Some speakers really know how to win the hearts of their audience. Take Frank Chen, a partner at Andreessen Horowitz, who kicked off this week's second annual Forbes CIO Summit at the Ritz Carlton at Half Moon Bay, south of San Francisco.

“You guys have a really hard job,” Chen told about 100 CIOs during opening ceremonies Sunday night.

And while CIOs have a broad range of tools to do their jobs, the rate of change in the industry makes it difficult for anyone to keep up, he added.

No one seemed to disagree — especially at an event Forbes marketed to CIO as a roadmap for transformation, disruption and acceleration. "The CIO’s job is not for the shrinking violet these days," conference organizers noted.

The Ubiquitous Smartphone

The two-day CIO Summit promised to support "ambitious, open-minded, creative and strategic" business and technology leaders with best practices and insights. The key, Forbes stressed, is for CIOs to be nimble enough to address threats and capitalize on opportunities in positions powered by an ever-changing arsenal of technologies and computing devices.

Frank Chen“Your MacBook adapter has about the same computing capacity than the original Macintosh,” Chen said, underscoring how far technology has come in a relatively short time.

At Menlo Park, Calif.-based Andreessen Horowitz, Chen runs the deal and research team, which identifies and evaluates investment opportunities, and builds knowledge about technology, people and trends. Before joining the venture capital firm, he was the vice president of strategy for HP Software, where he helped the company understand and act on changes resulting from the rapid enterprise adoption of virtualization technologies across servers, network and storage.

In a discussion of the future of mobile, Chen described the smartphone as a “product for everybody.”

There were feature phones in the 90s and early smartphones like the Sidekick and Blackberry in the early 2000s, but the smartphone growth phase really started in 2007-08 with the release of the iPhone and then Android, Andreessen Horowitz research concluded.

Smartphone adoption has since grown exponentially and by 2020, 80 percent of the global population will have one, Chen added.

Follow the Apps

That represents massive connectivity on a scale the PC never achieved, he continued.

Right now, the challenge for the industry is staying up to speed with all the applications. As Chen puts it, all the “cool kids” or developers want to develop on iOS and Android.

CIOs are left with going where the apps go.

And going forward, Chen predicts we will see a unifying platform, perhaps similar to WeChat in China, where users can pay taxes, hail a cab and buy movie tickets all in a messaging app.

In a few years, smartphones will have the capability to look at people’s glucose levels and blood count, Chen said. All of these components have become very low-cost to put into a smartphone, and, beyond health care, the trend of building on what providers and consumers can do with their smart devices will only continue.

As the VC firm notes, "there are a variety of new computing platforms currently in the gestation phase that will soon get much better  —  and possibly enter the growth phase  —  as they incorporate recent advances in hardware and software." All of these will expand connectivity and mobility, he noted.

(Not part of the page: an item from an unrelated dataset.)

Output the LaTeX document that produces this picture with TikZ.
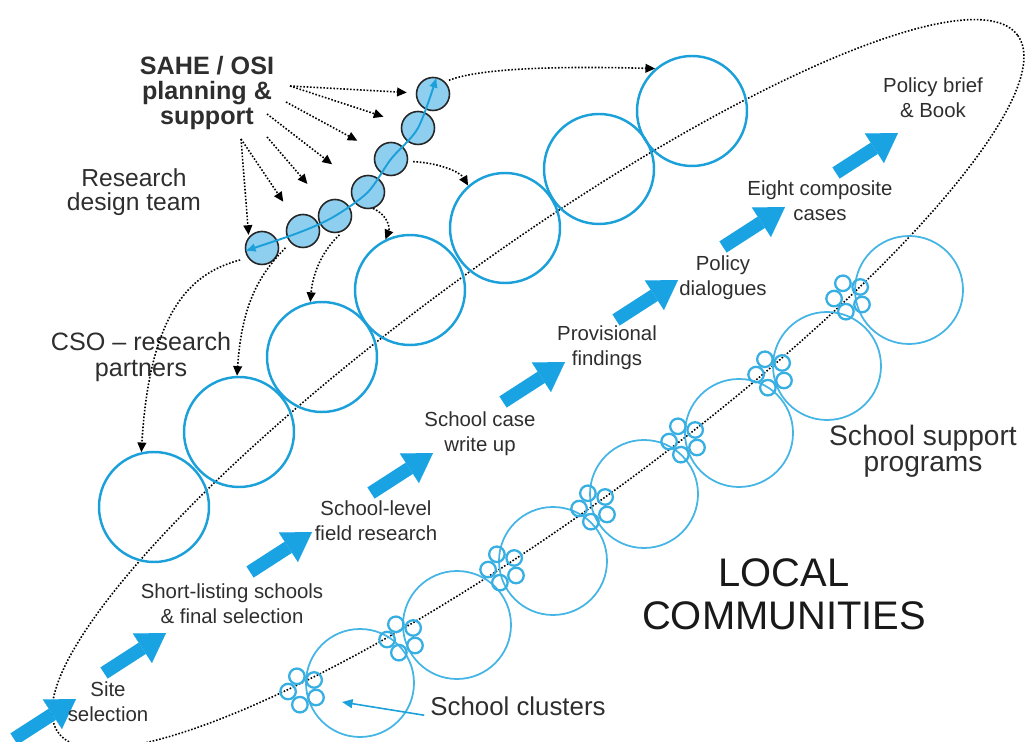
\documentclass[tikz,border=0pt]{standalone}
\usepackage{fontspec}
\setmainfont{Liberation Sans}
\usetikzlibrary{arrows.meta}
\definecolor{csoblue}{HTML}{1BA0DA}
\definecolor{commblue}{HTML}{45B5E5}
\definecolor{teamfill}{HTML}{8ECFF0}
\definecolor{stepblue}{HTML}{1AA3E2}
\definecolor{labelgray}{HTML}{2E2E2E}
\begin{document}
\begin{tikzpicture}[x=0.2mm, y=-0.2mm,
  cso/.style={circle, draw=csoblue, line width=1.4pt, minimum size=2.2cm, inner sep=0pt},
  community/.style={circle, draw=commblue, line width=1pt, minimum size=2.16cm, inner sep=0pt},
  team/.style={circle, draw=black!85, fill=teamfill, line width=0.9pt, minimum size=0.66cm, inner sep=0pt},
  school/.style={circle, draw=commblue!70!csoblue, line width=1.3pt, minimum size=0.31cm, inner sep=0pt},
  steplabel/.style={align=center, text=labelgray, font=\fontsize{11.6}{14.2}\selectfont},
  grouplabel/.style={align=center, text=labelgray, font=\fontsize{14.3}{15.3}\selectfont},
  planarrow/.style={densely dotted, line width=0.9pt, -{Triangle[length=5.5pt,width=5pt]}},
  stepflow/.style={draw=stepblue, line width=7.6pt, -{Triangle[length=16pt,width=20pt,line width=0.01pt]}},
  teamarc/.style={draw=csoblue, line width=1.1pt, {Latex[length=6pt,width=5pt]}-{Latex[length=6pt,width=5pt]}}
]
\useasboundingbox (0,0) rectangle (1026,742);
\clip (0,0) rectangle (1026,742);

% Outer boundary
\draw[densely dotted, line width=0.9pt, rotate around={36:(538,384)}] (538,384) ellipse (593 and 131);

% CSO research partner circles
\foreach \x/\y [count=\i] in {154/507, 239/432, 322/357, 410/290, 505/228, 599/169, 692/111}
  \node[cso] (cso\i) at (\x,\y) {};

% Community circles with school clusters
\foreach \x/\y [count=\i] in {360/683, 457/625, 553/561, 644/494, 739/433, 827/366, 909/290}
  \node[community] (comm\i) at (\x,\y) {};
\foreach \x/\y [count=\i] in {303/690, 402/638, 503/568, 594/507, 684/440, 771/373, 849/297}
  \foreach \a [count=\j] in {30,102,174,246,318}
    \path (\x,\y) ++(\a:15) node[school] (school\i-\j) {};

% Research design team circles
\foreach \x/\y [count=\i] in {433/94, 418/128, 391/159, 368/192, 335/216, 303/231, 262/248}
  \node[team] (team\i) at (\x,\y) {};
\draw[teamarc] plot[smooth] coordinates {(team7.190) (team6.center) (team5.center) (team4.center) (team3.center) (team2.center) (team1.78)};

% Steps
\foreach \x/\y in {14/739, 104/673, 250/572, 371/493, 503/402, 616/320, 723/247, 836/173}
  \draw[stepflow] (\x,\y) -- ++(62,-40);

% Labels
\node[grouplabel, font=\bfseries\fontsize{14.3}{14.3}\selectfont] (sahe) at (207,93) {SAHE / OSI\\planning \&\\support};
\node[grouplabel, font=\fontsize{14}{13.4}\selectfont] (designteam) at (134,192) {Research\\design team};
\node[grouplabel] (csopartners) at (141,357) {CSO -- research\\partners};
\node[steplabel] (site) at (108,702) {Site\\selection};
\node[steplabel] (shortlist) at (232,604) {Short-listing schools\\\& final selection};
\node[steplabel] (fieldres) at (376,521) {School-level\\field research};
\node[steplabel] (casewrite) at (480,434) {School case\\write up};
\node[steplabel] (provisional) at (607,348) {Provisional\\findings};
\node[steplabel] (dialogues) at (723,278) {Policy\\dialogues};
\node[steplabel] (composite) at (820,201) {Eight composite\\cases};
\node[steplabel] (brief) at (933,98) {Policy brief\\\& Book};
\node[grouplabel, font=\fontsize{16}{14.7}\selectfont] (supportprog) at (923,451) {School support\\programs};
\node[align=center, text=black!90, font=\fontsize{22.7}{24.4}\selectfont] (local) at (784,594) {LOCAL\\COMMUNITIES};
\node[text=labelgray, font=\fontsize{14.7}{15}\selectfont] (clusterlbl) at (518,706) {School clusters};

% Planning and support arrows
\coordinate (fanA) at (290,86);
\coordinate (fanB) at (286,102);
\coordinate (fanC) at (267,114);
\coordinate (fanD) at (267,137);
\coordinate (fanE) at (241,139);
\foreach \s/\t/\g in {fanA/team1/9, fanA/team2/19, fanB/team3/21, fanC/team4/28, fanD/team5/25, fanE/team6/18}
  \draw[planarrow, shorten >=\g*0.2mm] (\s) -- (\t);
\draw[planarrow, shorten >=0.4mm] (fanE) -- (team7.140);

% Team to partners
\draw[planarrow, shorten <=1.6mm] (team7.215) .. controls (195,272) and (150,305) .. (cso1.103);
\draw[planarrow, shorten <=1.4mm] (team6.223) .. controls (262,272) and (242,300) .. (cso2.92);
\draw[planarrow, shorten <=1.2mm] (team5.-59) .. controls (325,248) and (313,270) .. (cso3.102);
\draw[planarrow] (team4.-73) .. controls (388,215) and (390,228) .. (cso4.116);
\draw[planarrow, shorten <=1mm] (team3.-8) .. controls (440,163) and (460,172) .. (cso5.131);
\draw[planarrow, shorten <=0.8mm] (team1.45) .. controls (480,68) and (560,66) .. (cso7.131);

% Cluster pointer
\coordinate (clusterpt) at (342,702);
\draw[draw=csoblue, line width=0.9pt, -{Triangle[length=6pt,width=5pt]}] (clusterlbl.base west) -- (clusterpt);

\end{tikzpicture}
\end{document}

These include Internet of Things devices for energy savings, security, and convenience, such as Nest; drones — "smartphones with propellers" — or devices that couple smartphone components plus mechanical parts; and autonomous and semi-autonomous cars from companies like Google, Apple, Uber, and Tesla that already almost as good as human drivers.

The conference continued yesterday with talks from the likes of Dennis Woodside, chief operating officer at Dropbox, who noted the platform now has 500 million users, up from 400 million last June; and Salesforce CEO Marc Benioff, who noted "everybody wants systems that are smarter, everybody wants systems that are more predictive, everybody wants everything scored, everybody wants to understand what’s the next best offer, next best opportunity, how to make things a little bit more efficient."